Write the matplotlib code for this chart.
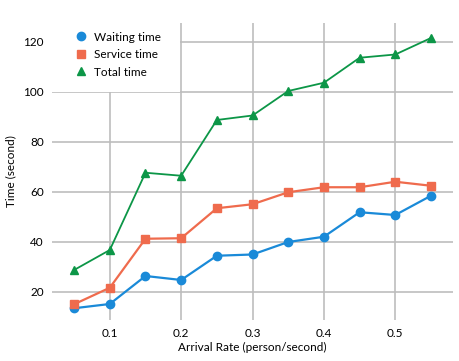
import matplotlib
matplotlib.use("Agg")
import matplotlib.pyplot as plt
from matplotlib.lines import Line2D
from matplotlib.patches import Rectangle

plt.rcParams['font.family'] = ['Lato', 'DejaVu Sans']

arrival_rate = [0.05, 0.10, 0.15, 0.20, 0.25, 0.30, 0.35, 0.40, 0.45, 0.50, 0.55]
waiting_time = [13.5, 15.2, 26.4, 24.8, 34.5, 35.0, 40.0, 42.1, 51.9, 50.8, 58.5]
service_time = [15.1, 21.7, 41.3, 41.5, 53.5, 55.1, 59.9, 61.9, 61.9, 64.1, 62.5]
total_time = [28.8, 36.8, 67.7, 66.5, 88.8, 90.6, 100.4, 103.7, 113.7, 115.0, 121.6]
x_ticks = [0.1, 0.2, 0.3, 0.4, 0.5]
y_ticks = [20, 40, 60, 80, 100, 120]

c_wait = '#1a8ad8'
c_serv = '#ef6b4d'
c_total = '#0c9647'

fig = plt.figure(figsize=(4.6, 3.61), dpi=100)
ax = fig.add_axes([0.113, 0.1136, 0.872, 0.8227])

ax.plot(arrival_rate, waiting_time, color=c_wait, marker='o', markersize=6, lw=1.6, label='Waiting time', zorder=3)
ax.plot(arrival_rate, service_time, color=c_serv, marker='s', markersize=6, lw=1.6, label='Service time', zorder=3)
ax.plot(arrival_rate, total_time, color=c_total, marker='^', markersize=6, lw=1.3, label='Total time', zorder=3)

ax.set_xlim(0.019, 0.581)
ax.set_ylim(8.8, 127.6)
ax.set_xticks(x_ticks)
ax.set_yticks(y_ticks)
ax.set_xticklabels([f'{v:.1f}' for v in x_ticks])
ax.grid(True, color='#bdbdbd', lw=1.2)
ax.set_axisbelow(True)
for s in ax.spines.values():
    s.set_visible(False)
ax.tick_params(length=0, labelsize=8.5, pad=6)
ax.set_xlabel('Arrival Rate (person/second)', fontsize=8.5, labelpad=2)
ax.set_ylabel('Time (second)', fontsize=8.5, labelpad=5)

# white legend area covering the grid
ax.add_patch(Rectangle((0.0, 0.768), 0.318, 0.232, transform=ax.transAxes,
                       facecolor='white', edgecolor='none', zorder=2))

handles = [Line2D([], [], color=c, marker=m, ls='none', markersize=6) for c, m in
           [(c_wait, 'o'), (c_serv, 's'), (c_total, '^')]]
leg = ax.legend(handles, ['Waiting time', 'Service time', 'Total time'], loc='upper left',
                bbox_to_anchor=(0.058, 0.971), frameon=False, fontsize=8.5,
                handlelength=1.0, handletextpad=0.6, labelspacing=0.55, borderpad=0.0,
                borderaxespad=0.0)
leg.set_zorder(5)

fig.savefig('out.png', dpi=100)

******************************

WRITTEN TASK: Reproduce only the lines from the beginning of the data through the line that contains "facecolor='white', edgecolor='none', zorder=2))", both included, and please drop the pictures.

CORRECT ANSWER:
Write the matplotlib code for this chart.
import matplotlib
matplotlib.use("Agg")
import matplotlib.pyplot as plt
from matplotlib.lines import Line2D
from matplotlib.patches import Rectangle

plt.rcParams['font.family'] = ['Lato', 'DejaVu Sans']

arrival_rate = [0.05, 0.10, 0.15, 0.20, 0.25, 0.30, 0.35, 0.40, 0.45, 0.50, 0.55]
waiting_time = [13.5, 15.2, 26.4, 24.8, 34.5, 35.0, 40.0, 42.1, 51.9, 50.8, 58.5]
service_time = [15.1, 21.7, 41.3, 41.5, 53.5, 55.1, 59.9, 61.9, 61.9, 64.1, 62.5]
total_time = [28.8, 36.8, 67.7, 66.5, 88.8, 90.6, 100.4, 103.7, 113.7, 115.0, 121.6]
x_ticks = [0.1, 0.2, 0.3, 0.4, 0.5]
y_ticks = [20, 40, 60, 80, 100, 120]

c_wait = '#1a8ad8'
c_serv = '#ef6b4d'
c_total = '#0c9647'

fig = plt.figure(figsize=(4.6, 3.61), dpi=100)
ax = fig.add_axes([0.113, 0.1136, 0.872, 0.8227])

ax.plot(arrival_rate, waiting_time, color=c_wait, marker='o', markersize=6, lw=1.6, label='Waiting time', zorder=3)
ax.plot(arrival_rate, service_time, color=c_serv, marker='s', markersize=6, lw=1.6, label='Service time', zorder=3)
ax.plot(arrival_rate, total_time, color=c_total, marker='^', markersize=6, lw=1.3, label='Total time', zorder=3)

ax.set_xlim(0.019, 0.581)
ax.set_ylim(8.8, 127.6)
ax.set_xticks(x_ticks)
ax.set_yticks(y_ticks)
ax.set_xticklabels([f'{v:.1f}' for v in x_ticks])
ax.grid(True, color='#bdbdbd', lw=1.2)
ax.set_axisbelow(True)
for s in ax.spines.values():
    s.set_visible(False)
ax.tick_params(length=0, labelsize=8.5, pad=6)
ax.set_xlabel('Arrival Rate (person/second)', fontsize=8.5, labelpad=2)
ax.set_ylabel('Time (second)', fontsize=8.5, labelpad=5)

# white legend area covering the grid
ax.add_patch(Rectangle((0.0, 0.768), 0.318, 0.232, transform=ax.transAxes,
                       facecolor='white', edgecolor='none', zorder=2))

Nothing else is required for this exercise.